== Recorded data ==

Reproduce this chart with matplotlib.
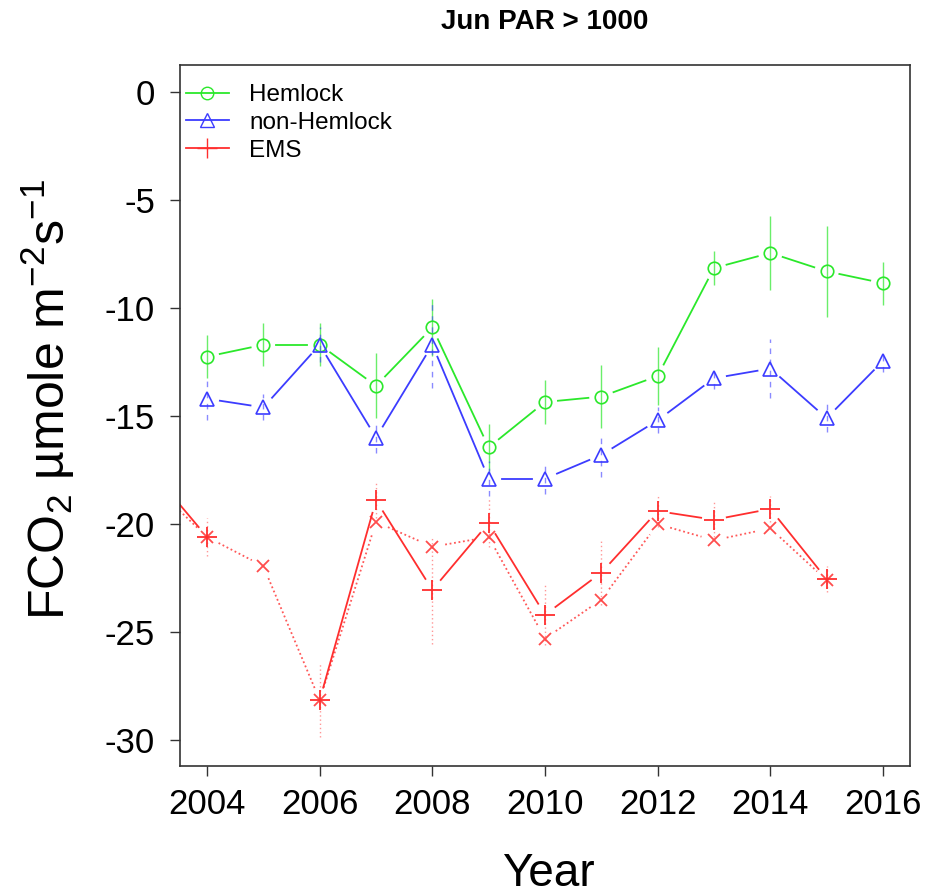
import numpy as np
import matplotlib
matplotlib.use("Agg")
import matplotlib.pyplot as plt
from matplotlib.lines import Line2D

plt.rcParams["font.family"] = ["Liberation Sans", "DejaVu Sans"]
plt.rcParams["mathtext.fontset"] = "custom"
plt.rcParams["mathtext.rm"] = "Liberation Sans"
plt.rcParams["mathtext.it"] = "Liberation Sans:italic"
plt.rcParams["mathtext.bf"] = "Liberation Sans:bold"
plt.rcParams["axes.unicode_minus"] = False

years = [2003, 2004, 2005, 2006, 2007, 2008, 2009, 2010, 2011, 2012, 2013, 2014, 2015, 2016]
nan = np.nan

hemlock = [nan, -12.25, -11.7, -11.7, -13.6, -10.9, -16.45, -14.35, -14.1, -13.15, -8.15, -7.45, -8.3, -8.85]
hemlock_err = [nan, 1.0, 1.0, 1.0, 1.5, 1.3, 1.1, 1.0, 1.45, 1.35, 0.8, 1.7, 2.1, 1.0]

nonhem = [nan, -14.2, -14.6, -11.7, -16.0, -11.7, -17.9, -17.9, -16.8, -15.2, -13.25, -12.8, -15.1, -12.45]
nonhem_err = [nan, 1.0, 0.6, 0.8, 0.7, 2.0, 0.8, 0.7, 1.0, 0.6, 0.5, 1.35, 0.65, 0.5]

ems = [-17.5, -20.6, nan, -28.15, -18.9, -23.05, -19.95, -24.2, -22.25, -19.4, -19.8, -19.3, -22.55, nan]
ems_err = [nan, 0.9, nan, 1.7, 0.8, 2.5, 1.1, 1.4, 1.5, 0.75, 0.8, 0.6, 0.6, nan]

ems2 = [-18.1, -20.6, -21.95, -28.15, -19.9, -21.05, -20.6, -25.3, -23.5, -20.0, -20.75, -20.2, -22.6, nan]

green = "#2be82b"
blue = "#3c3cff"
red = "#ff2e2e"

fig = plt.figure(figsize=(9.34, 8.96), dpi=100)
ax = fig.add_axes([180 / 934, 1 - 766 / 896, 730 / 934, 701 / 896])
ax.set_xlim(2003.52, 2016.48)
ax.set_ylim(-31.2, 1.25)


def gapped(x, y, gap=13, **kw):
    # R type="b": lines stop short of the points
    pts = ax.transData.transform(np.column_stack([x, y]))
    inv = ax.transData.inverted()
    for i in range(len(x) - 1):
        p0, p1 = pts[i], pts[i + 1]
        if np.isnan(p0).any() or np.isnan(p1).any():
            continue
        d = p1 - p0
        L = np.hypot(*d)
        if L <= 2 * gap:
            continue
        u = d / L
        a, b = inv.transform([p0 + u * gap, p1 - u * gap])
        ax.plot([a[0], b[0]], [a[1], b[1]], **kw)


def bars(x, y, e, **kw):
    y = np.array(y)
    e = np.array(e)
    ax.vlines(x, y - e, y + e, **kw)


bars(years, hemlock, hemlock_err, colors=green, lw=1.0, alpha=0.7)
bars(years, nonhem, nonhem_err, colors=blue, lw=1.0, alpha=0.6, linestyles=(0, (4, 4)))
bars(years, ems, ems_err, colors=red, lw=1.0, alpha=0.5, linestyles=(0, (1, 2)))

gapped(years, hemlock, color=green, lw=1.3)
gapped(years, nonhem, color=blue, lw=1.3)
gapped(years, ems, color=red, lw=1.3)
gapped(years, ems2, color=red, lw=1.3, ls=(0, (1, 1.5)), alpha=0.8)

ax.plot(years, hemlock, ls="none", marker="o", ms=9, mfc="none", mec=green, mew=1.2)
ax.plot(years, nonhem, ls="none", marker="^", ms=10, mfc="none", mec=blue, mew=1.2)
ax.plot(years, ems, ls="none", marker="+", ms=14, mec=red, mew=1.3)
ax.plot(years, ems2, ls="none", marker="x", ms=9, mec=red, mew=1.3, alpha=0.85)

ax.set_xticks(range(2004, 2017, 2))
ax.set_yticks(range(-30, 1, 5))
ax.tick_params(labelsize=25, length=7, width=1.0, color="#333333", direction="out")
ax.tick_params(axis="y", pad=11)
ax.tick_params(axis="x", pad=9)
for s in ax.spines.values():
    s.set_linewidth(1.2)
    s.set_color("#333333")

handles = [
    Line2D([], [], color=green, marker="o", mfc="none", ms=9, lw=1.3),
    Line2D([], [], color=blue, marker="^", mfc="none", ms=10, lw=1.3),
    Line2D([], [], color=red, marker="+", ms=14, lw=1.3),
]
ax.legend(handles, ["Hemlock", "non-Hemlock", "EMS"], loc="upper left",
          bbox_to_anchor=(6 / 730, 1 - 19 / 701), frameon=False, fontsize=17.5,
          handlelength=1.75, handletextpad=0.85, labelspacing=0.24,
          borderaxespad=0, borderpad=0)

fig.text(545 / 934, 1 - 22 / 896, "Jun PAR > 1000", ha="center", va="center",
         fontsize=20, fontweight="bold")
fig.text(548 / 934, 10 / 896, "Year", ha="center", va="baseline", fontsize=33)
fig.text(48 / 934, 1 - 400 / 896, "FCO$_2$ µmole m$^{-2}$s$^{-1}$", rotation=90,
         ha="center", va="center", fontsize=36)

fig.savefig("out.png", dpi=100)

===

:: Written task ::
Transcribe the preceding listing in its entirety and with exact wording, leaving out pictures.

:: Solution to this exercise ::
Reproduce this chart with matplotlib.
import numpy as np
import matplotlib
matplotlib.use("Agg")
import matplotlib.pyplot as plt
from matplotlib.lines import Line2D

plt.rcParams["font.family"] = ["Liberation Sans", "DejaVu Sans"]
plt.rcParams["mathtext.fontset"] = "custom"
plt.rcParams["mathtext.rm"] = "Liberation Sans"
plt.rcParams["mathtext.it"] = "Liberation Sans:italic"
plt.rcParams["mathtext.bf"] = "Liberation Sans:bold"
plt.rcParams["axes.unicode_minus"] = False

years = [2003, 2004, 2005, 2006, 2007, 2008, 2009, 2010, 2011, 2012, 2013, 2014, 2015, 2016]
nan = np.nan

hemlock = [nan, -12.25, -11.7, -11.7, -13.6, -10.9, -16.45, -14.35, -14.1, -13.15, -8.15, -7.45, -8.3, -8.85]
hemlock_err = [nan, 1.0, 1.0, 1.0, 1.5, 1.3, 1.1, 1.0, 1.45, 1.35, 0.8, 1.7, 2.1, 1.0]

nonhem = [nan, -14.2, -14.6, -11.7, -16.0, -11.7, -17.9, -17.9, -16.8, -15.2, -13.25, -12.8, -15.1, -12.45]
nonhem_err = [nan, 1.0, 0.6, 0.8, 0.7, 2.0, 0.8, 0.7, 1.0, 0.6, 0.5, 1.35, 0.65, 0.5]

ems = [-17.5, -20.6, nan, -28.15, -18.9, -23.05, -19.95, -24.2, -22.25, -19.4, -19.8, -19.3, -22.55, nan]
ems_err = [nan, 0.9, nan, 1.7, 0.8, 2.5, 1.1, 1.4, 1.5, 0.75, 0.8, 0.6, 0.6, nan]

ems2 = [-18.1, -20.6, -21.95, -28.15, -19.9, -21.05, -20.6, -25.3, -23.5, -20.0, -20.75, -20.2, -22.6, nan]

green = "#2be82b"
blue = "#3c3cff"
red = "#ff2e2e"

fig = plt.figure(figsize=(9.34, 8.96), dpi=100)
ax = fig.add_axes([180 / 934, 1 - 766 / 896, 730 / 934, 701 / 896])
ax.set_xlim(2003.52, 2016.48)
ax.set_ylim(-31.2, 1.25)


def gapped(x, y, gap=13, **kw):
    # R type="b": lines stop short of the points
    pts = ax.transData.transform(np.column_stack([x, y]))
    inv = ax.transData.inverted()
    for i in range(len(x) - 1):
        p0, p1 = pts[i], pts[i + 1]
        if np.isnan(p0).any() or np.isnan(p1).any():
            continue
        d = p1 - p0
        L = np.hypot(*d)
        if L <= 2 * gap:
            continue
        u = d / L
        a, b = inv.transform([p0 + u * gap, p1 - u * gap])
        ax.plot([a[0], b[0]], [a[1], b[1]], **kw)


def bars(x, y, e, **kw):
    y = np.array(y)
    e = np.array(e)
    ax.vlines(x, y - e, y + e, **kw)


bars(years, hemlock, hemlock_err, colors=green, lw=1.0, alpha=0.7)
bars(years, nonhem, nonhem_err, colors=blue, lw=1.0, alpha=0.6, linestyles=(0, (4, 4)))
bars(years, ems, ems_err, colors=red, lw=1.0, alpha=0.5, linestyles=(0, (1, 2)))

gapped(years, hemlock, color=green, lw=1.3)
gapped(years, nonhem, color=blue, lw=1.3)
gapped(years, ems, color=red, lw=1.3)
gapped(years, ems2, color=red, lw=1.3, ls=(0, (1, 1.5)), alpha=0.8)

ax.plot(years, hemlock, ls="none", marker="o", ms=9, mfc="none", mec=green, mew=1.2)
ax.plot(years, nonhem, ls="none", marker="^", ms=10, mfc="none", mec=blue, mew=1.2)
ax.plot(years, ems, ls="none", marker="+", ms=14, mec=red, mew=1.3)
ax.plot(years, ems2, ls="none", marker="x", ms=9, mec=red, mew=1.3, alpha=0.85)

ax.set_xticks(range(2004, 2017, 2))
ax.set_yticks(range(-30, 1, 5))
ax.tick_params(labelsize=25, length=7, width=1.0, color="#333333", direction="out")
ax.tick_params(axis="y", pad=11)
ax.tick_params(axis="x", pad=9)
for s in ax.spines.values():
    s.set_linewidth(1.2)
    s.set_color("#333333")

handles = [
    Line2D([], [], color=green, marker="o", mfc="none", ms=9, lw=1.3),
    Line2D([], [], color=blue, marker="^", mfc="none", ms=10, lw=1.3),
    Line2D([], [], color=red, marker="+", ms=14, lw=1.3),
]
ax.legend(handles, ["Hemlock", "non-Hemlock", "EMS"], loc="upper left",
          bbox_to_anchor=(6 / 730, 1 - 19 / 701), frameon=False, fontsize=17.5,
          handlelength=1.75, handletextpad=0.85, labelspacing=0.24,
          borderaxespad=0, borderpad=0)

fig.text(545 / 934, 1 - 22 / 896, "Jun PAR > 1000", ha="center", va="center",
         fontsize=20, fontweight="bold")
fig.text(548 / 934, 10 / 896, "Year", ha="center", va="baseline", fontsize=33)
fig.text(48 / 934, 1 - 400 / 896, "FCO$_2$ µmole m$^{-2}$s$^{-1}$", rotation=90,
         ha="center", va="center", fontsize=36)

fig.savefig("out.png", dpi=100)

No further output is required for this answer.